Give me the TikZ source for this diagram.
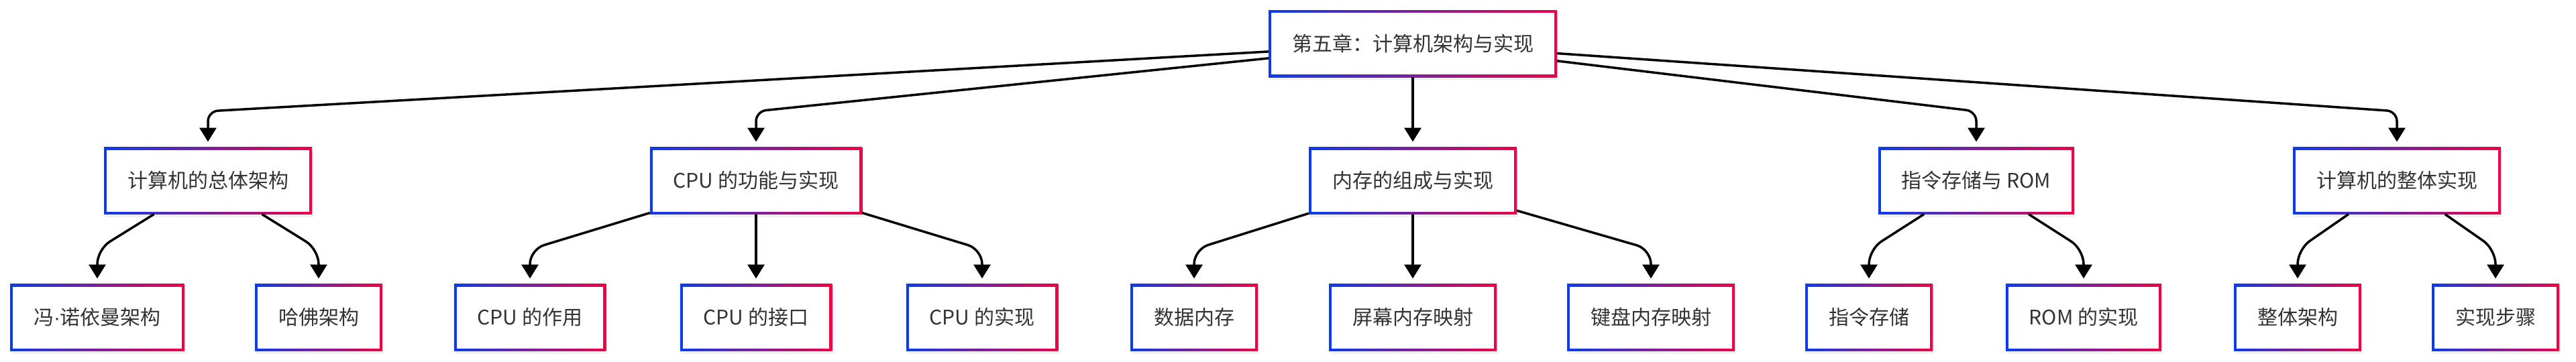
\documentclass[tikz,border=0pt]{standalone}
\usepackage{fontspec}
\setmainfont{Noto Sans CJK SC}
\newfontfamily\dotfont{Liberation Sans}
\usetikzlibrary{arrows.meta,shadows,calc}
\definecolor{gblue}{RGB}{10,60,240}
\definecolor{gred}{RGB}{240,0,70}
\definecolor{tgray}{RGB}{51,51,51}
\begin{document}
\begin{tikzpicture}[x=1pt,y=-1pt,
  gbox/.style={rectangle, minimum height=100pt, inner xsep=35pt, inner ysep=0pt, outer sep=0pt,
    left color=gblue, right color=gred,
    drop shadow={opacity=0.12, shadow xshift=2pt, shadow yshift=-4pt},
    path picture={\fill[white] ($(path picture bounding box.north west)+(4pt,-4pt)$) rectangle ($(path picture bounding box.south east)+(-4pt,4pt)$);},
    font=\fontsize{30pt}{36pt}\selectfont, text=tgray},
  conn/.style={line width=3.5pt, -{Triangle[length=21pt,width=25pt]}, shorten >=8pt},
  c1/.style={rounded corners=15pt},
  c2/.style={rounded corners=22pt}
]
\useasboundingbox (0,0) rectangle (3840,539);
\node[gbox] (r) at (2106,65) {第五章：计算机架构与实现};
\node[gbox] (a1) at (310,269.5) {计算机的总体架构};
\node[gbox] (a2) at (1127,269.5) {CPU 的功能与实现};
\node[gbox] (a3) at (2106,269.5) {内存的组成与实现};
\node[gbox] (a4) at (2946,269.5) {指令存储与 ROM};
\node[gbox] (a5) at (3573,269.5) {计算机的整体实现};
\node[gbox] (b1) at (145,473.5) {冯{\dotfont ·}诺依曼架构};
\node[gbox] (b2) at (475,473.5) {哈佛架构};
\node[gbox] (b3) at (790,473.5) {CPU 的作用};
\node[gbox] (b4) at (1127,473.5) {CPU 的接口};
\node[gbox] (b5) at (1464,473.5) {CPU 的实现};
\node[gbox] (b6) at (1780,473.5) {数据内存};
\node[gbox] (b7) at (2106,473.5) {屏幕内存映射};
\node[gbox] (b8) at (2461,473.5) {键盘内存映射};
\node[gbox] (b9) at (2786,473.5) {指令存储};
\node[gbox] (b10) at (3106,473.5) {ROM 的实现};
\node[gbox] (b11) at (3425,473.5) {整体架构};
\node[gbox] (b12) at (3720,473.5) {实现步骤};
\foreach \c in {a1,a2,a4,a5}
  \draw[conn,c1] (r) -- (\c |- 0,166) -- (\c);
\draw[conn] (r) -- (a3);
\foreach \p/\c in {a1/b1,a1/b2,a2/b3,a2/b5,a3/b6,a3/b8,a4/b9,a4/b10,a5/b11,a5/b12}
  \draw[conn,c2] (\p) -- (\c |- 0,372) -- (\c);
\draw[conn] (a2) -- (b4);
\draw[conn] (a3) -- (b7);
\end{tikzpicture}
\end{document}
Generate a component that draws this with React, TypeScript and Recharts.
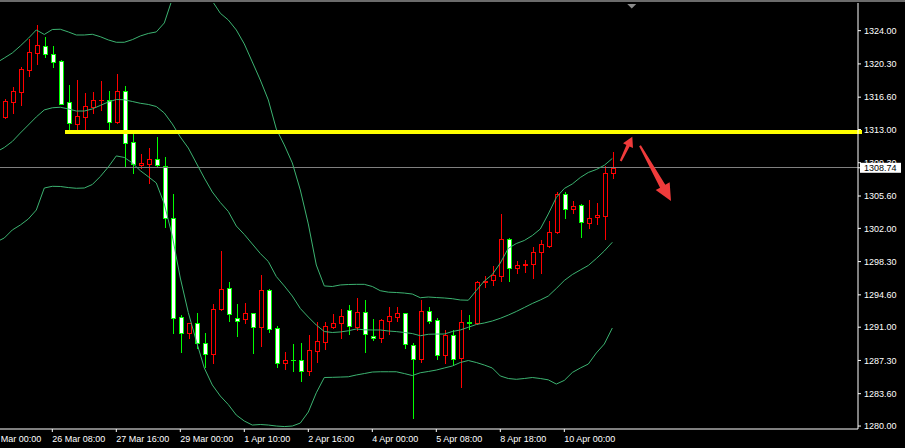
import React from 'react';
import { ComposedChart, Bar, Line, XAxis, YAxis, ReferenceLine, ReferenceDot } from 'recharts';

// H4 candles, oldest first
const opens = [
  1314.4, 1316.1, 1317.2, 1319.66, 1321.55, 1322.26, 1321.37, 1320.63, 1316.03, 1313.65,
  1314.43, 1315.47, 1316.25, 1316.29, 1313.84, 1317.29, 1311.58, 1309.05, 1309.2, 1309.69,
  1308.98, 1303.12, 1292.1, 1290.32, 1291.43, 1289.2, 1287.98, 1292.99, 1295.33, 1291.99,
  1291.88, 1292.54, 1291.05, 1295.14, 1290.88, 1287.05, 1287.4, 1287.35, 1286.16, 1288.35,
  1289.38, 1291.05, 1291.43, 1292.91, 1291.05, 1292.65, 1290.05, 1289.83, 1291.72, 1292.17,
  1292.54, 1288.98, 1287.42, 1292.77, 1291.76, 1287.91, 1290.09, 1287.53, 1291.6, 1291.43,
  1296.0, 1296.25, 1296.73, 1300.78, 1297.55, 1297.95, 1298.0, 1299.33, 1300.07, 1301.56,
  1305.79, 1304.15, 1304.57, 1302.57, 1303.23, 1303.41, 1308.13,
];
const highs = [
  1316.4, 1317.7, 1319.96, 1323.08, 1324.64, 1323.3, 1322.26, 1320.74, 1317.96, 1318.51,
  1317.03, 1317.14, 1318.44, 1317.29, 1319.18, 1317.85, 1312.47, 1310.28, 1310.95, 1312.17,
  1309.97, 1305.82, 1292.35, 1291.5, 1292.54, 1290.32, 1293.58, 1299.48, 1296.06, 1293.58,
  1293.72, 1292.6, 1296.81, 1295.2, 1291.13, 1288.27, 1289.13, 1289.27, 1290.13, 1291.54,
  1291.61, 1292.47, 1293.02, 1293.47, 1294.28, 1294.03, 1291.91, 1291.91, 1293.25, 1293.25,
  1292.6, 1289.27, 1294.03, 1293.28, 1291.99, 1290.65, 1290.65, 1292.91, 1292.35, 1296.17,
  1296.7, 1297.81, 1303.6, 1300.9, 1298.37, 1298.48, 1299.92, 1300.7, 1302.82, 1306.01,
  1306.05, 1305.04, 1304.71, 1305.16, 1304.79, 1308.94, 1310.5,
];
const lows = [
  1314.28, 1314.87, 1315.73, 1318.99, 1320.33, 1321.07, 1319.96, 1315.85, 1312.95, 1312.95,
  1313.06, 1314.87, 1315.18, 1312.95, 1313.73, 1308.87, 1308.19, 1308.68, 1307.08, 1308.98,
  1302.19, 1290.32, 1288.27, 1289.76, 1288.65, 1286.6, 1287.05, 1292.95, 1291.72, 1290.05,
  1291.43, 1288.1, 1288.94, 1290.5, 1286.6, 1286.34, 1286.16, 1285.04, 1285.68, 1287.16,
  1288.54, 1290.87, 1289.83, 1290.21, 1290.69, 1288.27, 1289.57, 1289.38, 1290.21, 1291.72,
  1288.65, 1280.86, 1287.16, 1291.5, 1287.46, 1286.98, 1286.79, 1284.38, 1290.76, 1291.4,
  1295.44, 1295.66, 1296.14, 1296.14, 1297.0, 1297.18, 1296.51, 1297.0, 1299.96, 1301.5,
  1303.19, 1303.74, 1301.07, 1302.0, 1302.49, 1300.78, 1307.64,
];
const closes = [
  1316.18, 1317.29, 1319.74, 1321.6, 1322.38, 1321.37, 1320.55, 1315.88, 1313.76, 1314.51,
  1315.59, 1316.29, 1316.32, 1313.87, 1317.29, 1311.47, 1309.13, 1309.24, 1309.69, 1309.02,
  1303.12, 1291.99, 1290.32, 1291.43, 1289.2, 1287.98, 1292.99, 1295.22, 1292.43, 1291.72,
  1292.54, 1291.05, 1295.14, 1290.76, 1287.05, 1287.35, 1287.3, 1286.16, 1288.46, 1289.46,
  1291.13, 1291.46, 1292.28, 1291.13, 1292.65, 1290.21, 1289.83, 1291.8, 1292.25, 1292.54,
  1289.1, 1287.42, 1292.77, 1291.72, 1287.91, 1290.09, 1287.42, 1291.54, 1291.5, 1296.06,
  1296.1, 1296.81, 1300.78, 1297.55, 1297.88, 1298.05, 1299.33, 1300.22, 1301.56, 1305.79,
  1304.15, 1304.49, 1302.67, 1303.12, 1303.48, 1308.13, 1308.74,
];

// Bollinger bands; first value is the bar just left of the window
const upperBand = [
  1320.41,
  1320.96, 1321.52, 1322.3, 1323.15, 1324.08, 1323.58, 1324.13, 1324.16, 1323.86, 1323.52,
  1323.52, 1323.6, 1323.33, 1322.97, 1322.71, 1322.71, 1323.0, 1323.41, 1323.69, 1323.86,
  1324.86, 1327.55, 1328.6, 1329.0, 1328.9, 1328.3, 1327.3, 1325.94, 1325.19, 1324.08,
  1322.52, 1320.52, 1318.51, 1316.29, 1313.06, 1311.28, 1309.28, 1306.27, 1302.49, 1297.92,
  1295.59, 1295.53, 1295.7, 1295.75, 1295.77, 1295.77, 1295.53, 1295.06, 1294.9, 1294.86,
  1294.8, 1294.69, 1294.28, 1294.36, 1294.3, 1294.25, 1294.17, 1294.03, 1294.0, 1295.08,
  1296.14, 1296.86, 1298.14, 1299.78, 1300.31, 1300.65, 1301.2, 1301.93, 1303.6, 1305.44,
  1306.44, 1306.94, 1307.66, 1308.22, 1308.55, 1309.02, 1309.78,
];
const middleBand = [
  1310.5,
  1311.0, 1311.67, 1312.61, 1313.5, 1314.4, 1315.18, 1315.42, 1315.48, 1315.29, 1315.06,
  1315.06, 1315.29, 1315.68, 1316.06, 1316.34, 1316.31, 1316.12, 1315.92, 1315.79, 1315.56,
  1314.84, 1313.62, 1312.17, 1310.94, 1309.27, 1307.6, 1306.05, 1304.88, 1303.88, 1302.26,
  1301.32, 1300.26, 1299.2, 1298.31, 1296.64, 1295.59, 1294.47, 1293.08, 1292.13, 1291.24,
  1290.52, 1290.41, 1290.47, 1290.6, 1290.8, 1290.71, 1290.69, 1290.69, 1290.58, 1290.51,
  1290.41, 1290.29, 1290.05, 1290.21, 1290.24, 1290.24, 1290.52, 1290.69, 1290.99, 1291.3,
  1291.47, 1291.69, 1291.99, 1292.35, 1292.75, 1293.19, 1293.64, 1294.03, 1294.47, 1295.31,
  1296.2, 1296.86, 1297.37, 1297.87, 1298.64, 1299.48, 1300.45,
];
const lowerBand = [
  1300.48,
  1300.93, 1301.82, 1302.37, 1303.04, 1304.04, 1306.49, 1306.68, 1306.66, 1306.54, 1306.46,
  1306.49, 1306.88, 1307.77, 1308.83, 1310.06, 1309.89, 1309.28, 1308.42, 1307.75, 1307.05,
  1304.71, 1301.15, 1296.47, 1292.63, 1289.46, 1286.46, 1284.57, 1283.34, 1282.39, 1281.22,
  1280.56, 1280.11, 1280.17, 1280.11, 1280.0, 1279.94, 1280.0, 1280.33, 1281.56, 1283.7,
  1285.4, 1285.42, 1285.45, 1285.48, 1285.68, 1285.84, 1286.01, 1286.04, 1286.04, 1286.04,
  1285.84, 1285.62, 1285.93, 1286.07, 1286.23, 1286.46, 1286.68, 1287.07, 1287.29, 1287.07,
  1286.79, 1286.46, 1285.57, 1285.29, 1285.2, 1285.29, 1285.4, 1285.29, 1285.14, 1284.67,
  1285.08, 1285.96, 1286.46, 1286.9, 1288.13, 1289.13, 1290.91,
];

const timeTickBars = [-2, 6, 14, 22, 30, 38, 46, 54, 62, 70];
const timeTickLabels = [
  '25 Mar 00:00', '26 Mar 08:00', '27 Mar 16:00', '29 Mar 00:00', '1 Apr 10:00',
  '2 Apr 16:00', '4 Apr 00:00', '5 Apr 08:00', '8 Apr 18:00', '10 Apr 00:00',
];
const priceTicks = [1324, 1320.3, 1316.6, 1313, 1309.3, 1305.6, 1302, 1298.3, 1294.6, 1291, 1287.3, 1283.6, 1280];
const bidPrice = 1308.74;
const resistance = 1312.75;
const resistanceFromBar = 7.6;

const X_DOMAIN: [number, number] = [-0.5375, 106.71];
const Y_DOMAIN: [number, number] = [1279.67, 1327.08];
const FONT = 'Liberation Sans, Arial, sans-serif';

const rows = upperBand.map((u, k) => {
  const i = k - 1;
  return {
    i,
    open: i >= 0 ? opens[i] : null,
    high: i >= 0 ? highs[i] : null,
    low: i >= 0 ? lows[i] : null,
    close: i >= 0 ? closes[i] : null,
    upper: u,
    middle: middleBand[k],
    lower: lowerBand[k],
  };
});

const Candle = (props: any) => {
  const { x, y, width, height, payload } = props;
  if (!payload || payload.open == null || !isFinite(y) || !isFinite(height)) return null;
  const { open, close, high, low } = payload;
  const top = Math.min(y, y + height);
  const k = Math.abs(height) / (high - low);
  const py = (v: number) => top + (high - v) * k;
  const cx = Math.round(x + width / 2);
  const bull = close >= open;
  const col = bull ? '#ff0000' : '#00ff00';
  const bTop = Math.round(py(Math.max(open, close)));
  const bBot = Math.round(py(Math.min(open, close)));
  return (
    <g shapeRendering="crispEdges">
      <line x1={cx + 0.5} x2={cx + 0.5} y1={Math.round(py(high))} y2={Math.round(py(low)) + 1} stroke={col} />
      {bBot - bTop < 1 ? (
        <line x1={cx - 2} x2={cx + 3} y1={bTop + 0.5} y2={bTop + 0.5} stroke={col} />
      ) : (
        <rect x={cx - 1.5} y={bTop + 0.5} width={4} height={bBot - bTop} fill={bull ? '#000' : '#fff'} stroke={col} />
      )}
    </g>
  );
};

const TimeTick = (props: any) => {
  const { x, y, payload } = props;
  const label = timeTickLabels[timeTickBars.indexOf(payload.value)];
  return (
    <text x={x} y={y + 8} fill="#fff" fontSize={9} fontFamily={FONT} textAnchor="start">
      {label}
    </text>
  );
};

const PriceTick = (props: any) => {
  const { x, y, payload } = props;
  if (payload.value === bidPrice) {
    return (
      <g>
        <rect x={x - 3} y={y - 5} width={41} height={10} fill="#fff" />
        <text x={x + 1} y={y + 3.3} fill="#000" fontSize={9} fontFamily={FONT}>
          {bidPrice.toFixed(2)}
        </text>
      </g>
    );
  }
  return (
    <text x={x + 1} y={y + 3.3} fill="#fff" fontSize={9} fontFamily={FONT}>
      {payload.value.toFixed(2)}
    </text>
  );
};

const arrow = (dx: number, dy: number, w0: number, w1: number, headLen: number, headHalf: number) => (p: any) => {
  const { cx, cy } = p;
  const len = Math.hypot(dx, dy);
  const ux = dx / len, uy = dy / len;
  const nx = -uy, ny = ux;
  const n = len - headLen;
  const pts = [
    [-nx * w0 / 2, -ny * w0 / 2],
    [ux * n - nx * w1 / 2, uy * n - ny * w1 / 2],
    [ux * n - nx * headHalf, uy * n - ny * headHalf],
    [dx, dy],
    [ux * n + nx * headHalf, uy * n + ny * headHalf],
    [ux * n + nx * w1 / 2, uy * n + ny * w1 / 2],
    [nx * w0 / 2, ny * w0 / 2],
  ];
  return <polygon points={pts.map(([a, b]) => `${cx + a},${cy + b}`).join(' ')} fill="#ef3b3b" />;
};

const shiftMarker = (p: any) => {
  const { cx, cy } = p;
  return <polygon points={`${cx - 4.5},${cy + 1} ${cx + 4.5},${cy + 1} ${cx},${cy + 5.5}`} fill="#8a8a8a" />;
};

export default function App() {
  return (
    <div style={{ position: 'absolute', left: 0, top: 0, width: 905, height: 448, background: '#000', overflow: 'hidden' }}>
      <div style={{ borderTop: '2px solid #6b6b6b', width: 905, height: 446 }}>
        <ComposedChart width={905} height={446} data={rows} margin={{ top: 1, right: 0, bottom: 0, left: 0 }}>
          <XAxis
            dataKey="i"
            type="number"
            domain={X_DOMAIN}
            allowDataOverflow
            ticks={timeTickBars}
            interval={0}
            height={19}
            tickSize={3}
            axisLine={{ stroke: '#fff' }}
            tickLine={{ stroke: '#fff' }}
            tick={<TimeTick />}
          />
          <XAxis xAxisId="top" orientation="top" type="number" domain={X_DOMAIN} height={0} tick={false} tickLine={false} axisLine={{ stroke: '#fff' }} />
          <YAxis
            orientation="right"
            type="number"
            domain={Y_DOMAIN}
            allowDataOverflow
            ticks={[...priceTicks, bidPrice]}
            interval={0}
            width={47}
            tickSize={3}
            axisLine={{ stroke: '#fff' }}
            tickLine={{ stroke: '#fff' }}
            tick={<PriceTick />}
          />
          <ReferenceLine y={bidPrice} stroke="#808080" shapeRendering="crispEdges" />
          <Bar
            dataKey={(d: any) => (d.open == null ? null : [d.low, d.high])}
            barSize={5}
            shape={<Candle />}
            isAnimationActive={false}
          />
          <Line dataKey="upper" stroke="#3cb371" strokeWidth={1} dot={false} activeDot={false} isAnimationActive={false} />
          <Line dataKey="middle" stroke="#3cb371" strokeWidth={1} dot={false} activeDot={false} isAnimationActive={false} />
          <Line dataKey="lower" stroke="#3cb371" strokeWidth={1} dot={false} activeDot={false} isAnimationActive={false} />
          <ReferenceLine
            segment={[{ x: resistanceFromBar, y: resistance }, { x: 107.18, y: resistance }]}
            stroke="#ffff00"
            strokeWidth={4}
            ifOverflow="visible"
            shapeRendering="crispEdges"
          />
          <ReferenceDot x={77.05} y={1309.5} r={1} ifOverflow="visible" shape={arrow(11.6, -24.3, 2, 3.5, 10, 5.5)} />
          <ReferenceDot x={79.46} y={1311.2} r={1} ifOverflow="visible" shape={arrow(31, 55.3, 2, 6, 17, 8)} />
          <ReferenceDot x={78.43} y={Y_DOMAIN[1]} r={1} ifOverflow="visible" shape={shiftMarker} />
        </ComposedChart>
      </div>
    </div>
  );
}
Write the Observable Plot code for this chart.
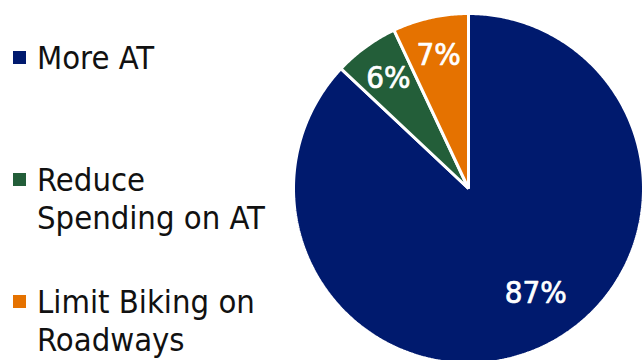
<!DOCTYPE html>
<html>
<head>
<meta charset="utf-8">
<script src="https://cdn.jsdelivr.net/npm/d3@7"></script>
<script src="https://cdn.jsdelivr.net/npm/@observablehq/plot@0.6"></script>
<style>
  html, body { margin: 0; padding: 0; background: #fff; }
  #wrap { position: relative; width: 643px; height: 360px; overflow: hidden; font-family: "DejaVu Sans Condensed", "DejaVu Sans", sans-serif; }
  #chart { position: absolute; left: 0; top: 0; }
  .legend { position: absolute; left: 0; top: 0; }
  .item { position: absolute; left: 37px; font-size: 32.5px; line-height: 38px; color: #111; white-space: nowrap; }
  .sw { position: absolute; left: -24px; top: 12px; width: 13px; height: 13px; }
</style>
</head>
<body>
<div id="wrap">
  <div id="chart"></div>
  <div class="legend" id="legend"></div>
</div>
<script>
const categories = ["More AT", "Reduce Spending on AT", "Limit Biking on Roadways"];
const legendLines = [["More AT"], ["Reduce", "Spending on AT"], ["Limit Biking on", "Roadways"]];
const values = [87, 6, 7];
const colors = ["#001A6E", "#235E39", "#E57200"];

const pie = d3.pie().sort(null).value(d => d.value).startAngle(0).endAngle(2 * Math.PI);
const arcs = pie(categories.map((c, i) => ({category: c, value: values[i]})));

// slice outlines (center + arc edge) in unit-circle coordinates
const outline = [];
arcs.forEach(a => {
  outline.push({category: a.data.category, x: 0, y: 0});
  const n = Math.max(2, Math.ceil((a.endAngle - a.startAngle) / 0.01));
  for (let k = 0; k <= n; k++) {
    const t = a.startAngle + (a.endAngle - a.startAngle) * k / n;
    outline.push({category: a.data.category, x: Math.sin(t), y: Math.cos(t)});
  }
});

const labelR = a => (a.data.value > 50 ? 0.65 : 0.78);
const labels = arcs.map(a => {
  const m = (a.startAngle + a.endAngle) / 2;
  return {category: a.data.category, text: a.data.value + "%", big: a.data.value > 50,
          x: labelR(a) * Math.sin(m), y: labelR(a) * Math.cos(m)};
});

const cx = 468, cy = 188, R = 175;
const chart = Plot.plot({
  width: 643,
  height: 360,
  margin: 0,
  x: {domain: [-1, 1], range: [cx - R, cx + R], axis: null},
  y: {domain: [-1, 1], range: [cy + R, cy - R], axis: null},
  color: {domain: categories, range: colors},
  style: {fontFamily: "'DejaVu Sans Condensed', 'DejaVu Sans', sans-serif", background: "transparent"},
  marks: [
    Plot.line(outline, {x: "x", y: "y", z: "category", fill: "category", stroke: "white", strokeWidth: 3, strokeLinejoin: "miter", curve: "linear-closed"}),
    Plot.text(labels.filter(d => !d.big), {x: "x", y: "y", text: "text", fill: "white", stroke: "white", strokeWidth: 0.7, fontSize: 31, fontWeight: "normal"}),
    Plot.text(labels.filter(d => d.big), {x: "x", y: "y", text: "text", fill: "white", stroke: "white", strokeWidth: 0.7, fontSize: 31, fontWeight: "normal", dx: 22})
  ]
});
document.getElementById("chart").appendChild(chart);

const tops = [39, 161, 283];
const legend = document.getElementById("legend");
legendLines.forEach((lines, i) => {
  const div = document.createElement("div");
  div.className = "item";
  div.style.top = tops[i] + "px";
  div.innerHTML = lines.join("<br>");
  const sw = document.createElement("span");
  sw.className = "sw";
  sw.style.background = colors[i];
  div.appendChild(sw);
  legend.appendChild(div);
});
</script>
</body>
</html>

- - -

_Objective_
Report only the count of lines that include the string "this".

_The reply_
3